Please quote exactly the opening lines of the data, from the first line to the one where "const toPts = (xs, ys)" appears.

* Provided material
:::

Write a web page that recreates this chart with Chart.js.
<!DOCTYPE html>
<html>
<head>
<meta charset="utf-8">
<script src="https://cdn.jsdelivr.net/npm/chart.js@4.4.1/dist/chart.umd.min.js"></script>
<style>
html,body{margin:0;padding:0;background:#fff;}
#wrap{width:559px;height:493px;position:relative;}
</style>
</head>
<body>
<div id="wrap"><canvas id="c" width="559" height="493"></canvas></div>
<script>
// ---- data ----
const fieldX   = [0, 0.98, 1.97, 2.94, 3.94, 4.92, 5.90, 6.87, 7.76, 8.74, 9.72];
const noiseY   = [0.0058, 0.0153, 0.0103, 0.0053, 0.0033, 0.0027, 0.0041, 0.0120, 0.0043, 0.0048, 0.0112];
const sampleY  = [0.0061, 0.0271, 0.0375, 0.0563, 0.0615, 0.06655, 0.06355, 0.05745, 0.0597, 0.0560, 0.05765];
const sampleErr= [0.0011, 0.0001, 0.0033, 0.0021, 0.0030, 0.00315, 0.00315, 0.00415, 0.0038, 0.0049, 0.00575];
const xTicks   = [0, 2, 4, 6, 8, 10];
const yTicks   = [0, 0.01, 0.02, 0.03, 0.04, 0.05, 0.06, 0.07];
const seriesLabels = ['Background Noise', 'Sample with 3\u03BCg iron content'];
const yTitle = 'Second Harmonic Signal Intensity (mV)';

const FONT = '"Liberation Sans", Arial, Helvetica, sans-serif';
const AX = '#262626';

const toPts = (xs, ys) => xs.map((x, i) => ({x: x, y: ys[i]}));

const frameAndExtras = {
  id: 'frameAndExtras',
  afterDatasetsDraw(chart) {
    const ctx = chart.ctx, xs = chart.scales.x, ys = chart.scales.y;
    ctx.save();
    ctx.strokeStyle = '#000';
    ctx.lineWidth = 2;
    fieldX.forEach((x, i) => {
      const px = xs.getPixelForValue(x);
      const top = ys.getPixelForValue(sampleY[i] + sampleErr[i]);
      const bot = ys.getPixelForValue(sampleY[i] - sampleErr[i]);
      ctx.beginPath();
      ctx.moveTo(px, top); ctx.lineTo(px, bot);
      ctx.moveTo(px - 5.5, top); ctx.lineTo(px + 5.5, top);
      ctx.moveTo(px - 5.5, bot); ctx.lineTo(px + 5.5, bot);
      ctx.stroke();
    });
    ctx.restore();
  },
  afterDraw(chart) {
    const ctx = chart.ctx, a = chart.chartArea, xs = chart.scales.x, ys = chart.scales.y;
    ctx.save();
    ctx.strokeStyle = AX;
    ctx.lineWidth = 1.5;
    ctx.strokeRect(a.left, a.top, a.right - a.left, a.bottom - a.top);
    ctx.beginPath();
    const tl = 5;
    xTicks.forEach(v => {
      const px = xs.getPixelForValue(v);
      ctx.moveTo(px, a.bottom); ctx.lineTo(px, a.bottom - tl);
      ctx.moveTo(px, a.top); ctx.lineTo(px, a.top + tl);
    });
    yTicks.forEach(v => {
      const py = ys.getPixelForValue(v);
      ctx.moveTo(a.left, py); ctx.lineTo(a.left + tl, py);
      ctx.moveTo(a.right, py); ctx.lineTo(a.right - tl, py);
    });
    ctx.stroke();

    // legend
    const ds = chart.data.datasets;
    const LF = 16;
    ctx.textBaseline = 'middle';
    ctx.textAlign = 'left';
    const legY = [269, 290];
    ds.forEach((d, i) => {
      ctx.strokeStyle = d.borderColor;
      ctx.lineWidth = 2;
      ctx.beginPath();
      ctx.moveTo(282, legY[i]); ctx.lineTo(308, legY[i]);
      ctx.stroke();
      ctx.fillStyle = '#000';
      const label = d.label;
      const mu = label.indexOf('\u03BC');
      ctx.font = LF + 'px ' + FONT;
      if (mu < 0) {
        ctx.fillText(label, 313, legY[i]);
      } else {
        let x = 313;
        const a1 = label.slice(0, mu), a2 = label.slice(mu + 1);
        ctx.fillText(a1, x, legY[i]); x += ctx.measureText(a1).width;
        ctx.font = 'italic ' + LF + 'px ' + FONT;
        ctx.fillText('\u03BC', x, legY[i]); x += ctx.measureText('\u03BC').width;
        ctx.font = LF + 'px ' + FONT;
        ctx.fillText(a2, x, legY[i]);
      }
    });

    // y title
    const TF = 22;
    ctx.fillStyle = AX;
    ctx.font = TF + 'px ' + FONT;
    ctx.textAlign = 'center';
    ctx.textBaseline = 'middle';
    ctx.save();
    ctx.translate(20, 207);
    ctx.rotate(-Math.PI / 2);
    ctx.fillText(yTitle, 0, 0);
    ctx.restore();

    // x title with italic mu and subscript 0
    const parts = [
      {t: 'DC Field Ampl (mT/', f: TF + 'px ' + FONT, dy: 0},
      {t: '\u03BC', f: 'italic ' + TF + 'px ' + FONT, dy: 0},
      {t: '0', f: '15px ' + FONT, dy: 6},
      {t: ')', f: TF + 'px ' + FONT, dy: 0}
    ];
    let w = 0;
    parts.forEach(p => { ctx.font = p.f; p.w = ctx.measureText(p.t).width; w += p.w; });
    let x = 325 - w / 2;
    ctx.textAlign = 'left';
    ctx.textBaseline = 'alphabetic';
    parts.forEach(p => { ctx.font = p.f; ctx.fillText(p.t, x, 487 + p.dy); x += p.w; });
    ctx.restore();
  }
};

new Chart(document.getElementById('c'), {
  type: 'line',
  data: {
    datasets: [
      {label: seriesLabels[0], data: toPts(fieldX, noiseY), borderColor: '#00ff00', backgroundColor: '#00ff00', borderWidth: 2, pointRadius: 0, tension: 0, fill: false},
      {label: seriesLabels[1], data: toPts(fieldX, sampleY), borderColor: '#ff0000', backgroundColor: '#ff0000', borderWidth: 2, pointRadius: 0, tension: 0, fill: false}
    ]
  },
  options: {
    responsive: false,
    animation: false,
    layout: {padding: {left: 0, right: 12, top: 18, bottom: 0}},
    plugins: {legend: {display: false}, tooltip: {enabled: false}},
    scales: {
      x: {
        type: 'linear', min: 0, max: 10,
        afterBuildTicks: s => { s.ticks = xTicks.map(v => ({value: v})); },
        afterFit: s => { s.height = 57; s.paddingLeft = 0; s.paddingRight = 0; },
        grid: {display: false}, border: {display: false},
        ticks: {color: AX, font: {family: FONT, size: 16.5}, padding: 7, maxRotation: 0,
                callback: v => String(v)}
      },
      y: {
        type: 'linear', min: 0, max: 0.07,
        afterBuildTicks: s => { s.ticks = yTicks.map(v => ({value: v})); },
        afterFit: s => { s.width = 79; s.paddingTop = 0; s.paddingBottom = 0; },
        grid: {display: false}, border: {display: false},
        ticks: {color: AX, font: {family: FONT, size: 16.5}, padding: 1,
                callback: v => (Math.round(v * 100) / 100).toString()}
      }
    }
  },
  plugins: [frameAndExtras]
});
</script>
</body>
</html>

:::

* Solution to this problem
Write a web page that recreates this chart with Chart.js.
<!DOCTYPE html>
<html>
<head>
<meta charset="utf-8">
<script src="https://cdn.jsdelivr.net/npm/chart.js@4.4.1/dist/chart.umd.min.js"></script>
<style>
html,body{margin:0;padding:0;background:#fff;}
#wrap{width:559px;height:493px;position:relative;}
</style>
</head>
<body>
<div id="wrap"><canvas id="c" width="559" height="493"></canvas></div>
<script>
// ---- data ----
const fieldX   = [0, 0.98, 1.97, 2.94, 3.94, 4.92, 5.90, 6.87, 7.76, 8.74, 9.72];
const noiseY   = [0.0058, 0.0153, 0.0103, 0.0053, 0.0033, 0.0027, 0.0041, 0.0120, 0.0043, 0.0048, 0.0112];
const sampleY  = [0.0061, 0.0271, 0.0375, 0.0563, 0.0615, 0.06655, 0.06355, 0.05745, 0.0597, 0.0560, 0.05765];
const sampleErr= [0.0011, 0.0001, 0.0033, 0.0021, 0.0030, 0.00315, 0.00315, 0.00415, 0.0038, 0.0049, 0.00575];
const xTicks   = [0, 2, 4, 6, 8, 10];
const yTicks   = [0, 0.01, 0.02, 0.03, 0.04, 0.05, 0.06, 0.07];
const seriesLabels = ['Background Noise', 'Sample with 3\u03BCg iron content'];
const yTitle = 'Second Harmonic Signal Intensity (mV)';

const FONT = '"Liberation Sans", Arial, Helvetica, sans-serif';
const AX = '#262626';

const toPts = (xs, ys) => xs.map((x, i) => ({x: x, y: ys[i]}));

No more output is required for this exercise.